Not really a surprise – wait till Boris has a similar decision to make; it will be just the same. Blackout Birmingham or New coal power station? New coal power station obviously.

Iain Reid
Reply to  Eric Worrall
May 22, 2021 11:51 pm


unfortunately, since that report there has been so much pressure on the government that they are reviewing this approval, with the very possible outcome that the approval will be withdrawn.
This despite the coal from this mine being intended for iron production, not for heating or electrical generation due to the type of coal it is. Britain imports coal for this purpose.
Such is the pressure from greens etc that simple logic flies out the window and our neutered government is pandering to a minority.
How can business operate with such variable regulation?

Patrick healy
Reply to  Iain Reid
May 23, 2021 5:40 am

Yes Iain,
The ‘minority’ he is pandering to is his present concubine called Mizz Symonds.

Reply to  Iain Reid
May 23, 2021 3:59 pm

The advantage of using foreign coal is that on the day that comes you quit using coal, you simply end a foreign contract. The damage is done to a probable economic competitor while your own voters cheer, having moved on about their own coal mines closure.
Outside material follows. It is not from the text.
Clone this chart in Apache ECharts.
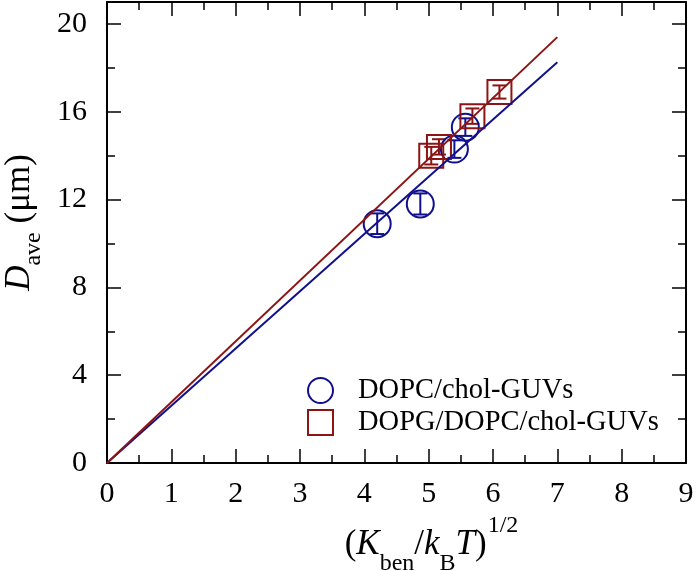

Plus some secretly cherry damage done to a coal burner.

Reply to  Ian W
May 22, 2021 7:26 pm

Of course Germany realised they had serious problems some time ago and are building a natural gas pipeline to Russia.

Reply to  Dennis
May 23, 2021 5:25 am

“Nice cold snap you have there. It would be a shame if the natural gas pipeline suddenly needed emergency repairs. But don’t worry, just withdraw your criticism of Russia and apologize and all be okay.”

Reply to  Dennis
May 23, 2021 4:13 pm

The pipeline is being built from Russia to Germany with the controlling spigot on the Russian side. There may be some problems with that in the future and it appears to be with Biden’s blessing.

May 22, 2021 6:35 pm

Don’t be surprised to hear of a new HELE coal fired power station announced before the looming federal election.
Australians want to keep the lights on. Simple really.

Reply to  Rasa
May 22, 2021 7:17 pm

Got it in one Rasa.

Keeping the lights on affordably is a much more critical imperative for Australia than reducing its 1.4% of global industrial emissions.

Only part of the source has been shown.